Reputation score: 73.1

Norway ties with another nation as the sixth-most respected country on earth, and indeed, six is the magic number here. According to Reputation Institute’s survey, Norway is also the sixth-most desired country to study in and the sixth-most desired country to work in. Only two European nations are more respected on earth than Norway.




5. New Zealand (Tie)

Reputation score: 73.1

With a reputation score of 73.1, New Zealand, surely, is a well-respected country by the rest of the world’s estimation. But ask Kiwis how they feel about New Zealand and it’s clear domestic pride doesn’t run short. New Zealanders gave their home nation a self-perception score of 89.69, the highest pat-on-the-back score given in the entire Reputation Institute survey.




4. Switzerland

Reputation score: 74.2

Though it scores at No. 4 on this list, few nations are as respected across the board as Switzerland. According to the Reputation Institute survey, Switzerland is thought to have the most effective government on earth, the fourth-most advanced economy and the second-most appealing environment. Switzerland is also seen as the second-most desirable country to work in and the nation people would feel most comfortable investing in.



3. Australia

Reputation score: 74.3

Australians think highly of their homeland — its self-perception score of 87.28 is the second-highest of all surveyed nations — and it seems pride in the country is shared by the rest of the world.

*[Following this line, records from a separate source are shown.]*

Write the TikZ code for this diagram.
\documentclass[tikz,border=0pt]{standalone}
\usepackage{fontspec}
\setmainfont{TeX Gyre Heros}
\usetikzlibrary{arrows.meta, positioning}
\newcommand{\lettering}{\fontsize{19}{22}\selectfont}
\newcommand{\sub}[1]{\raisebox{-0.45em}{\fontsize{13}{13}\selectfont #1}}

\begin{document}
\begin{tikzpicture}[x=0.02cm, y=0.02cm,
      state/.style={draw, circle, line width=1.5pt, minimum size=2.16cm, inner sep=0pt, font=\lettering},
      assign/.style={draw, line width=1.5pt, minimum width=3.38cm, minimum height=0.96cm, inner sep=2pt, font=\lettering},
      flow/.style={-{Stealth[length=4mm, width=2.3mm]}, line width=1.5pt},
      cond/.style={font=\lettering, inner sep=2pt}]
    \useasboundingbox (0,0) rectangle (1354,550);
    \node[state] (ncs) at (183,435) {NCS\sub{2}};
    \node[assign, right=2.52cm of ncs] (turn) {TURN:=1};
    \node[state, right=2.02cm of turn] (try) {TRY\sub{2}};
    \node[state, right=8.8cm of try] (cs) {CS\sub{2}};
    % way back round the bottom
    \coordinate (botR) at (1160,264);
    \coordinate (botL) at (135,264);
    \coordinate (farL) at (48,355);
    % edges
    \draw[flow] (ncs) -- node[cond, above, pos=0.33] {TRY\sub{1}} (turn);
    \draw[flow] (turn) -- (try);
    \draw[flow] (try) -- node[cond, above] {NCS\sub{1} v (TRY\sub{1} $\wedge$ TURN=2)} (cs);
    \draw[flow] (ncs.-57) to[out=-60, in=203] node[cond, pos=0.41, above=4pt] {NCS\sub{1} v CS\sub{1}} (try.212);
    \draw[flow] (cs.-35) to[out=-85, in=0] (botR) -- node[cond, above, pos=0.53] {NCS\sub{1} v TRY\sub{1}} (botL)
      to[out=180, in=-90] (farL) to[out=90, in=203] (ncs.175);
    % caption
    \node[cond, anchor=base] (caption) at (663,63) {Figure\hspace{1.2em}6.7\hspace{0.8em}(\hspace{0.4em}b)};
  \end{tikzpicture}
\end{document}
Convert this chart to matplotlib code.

Australia may well be the most desired nation for tourists across the globe; according to the survey results, Australia is home to the most appealing environment on earth and is the No. 1 country respondents said they’d most recommend visiting.



2. Sweden

Reputation score: 74.7

Sweden falls just short of the distinction of being the world’s most respected nation. But its economic traits are not to fault. According to the survey, Sweden is the fourth-most desired nation to work in and the fourth-most desired nation to invest in. And, in the eyes of the world, only Japan and Germany have a more advanced economy than Sweden, making the Swedish economy the top financial system to appear on this list.



1. Canada

Reputation score: 74.8

Oh, Canada! By self-perception standards, Canadians gave their home nation a score of 84.33, good for No. 4 in the Reputation Institute poll. But perhaps Canuck pride should ring out even more. According to some 42,000 survey respondents, Canada is the most respected country in the world, setting a standard for its level-headed economy and appealing environment. By the estimation of the world, Canada has the sixth-most advanced economy on earth, the fourth-most effective government and is the nation people say they’d like most to both live and work in when given the choice of any country around the globe.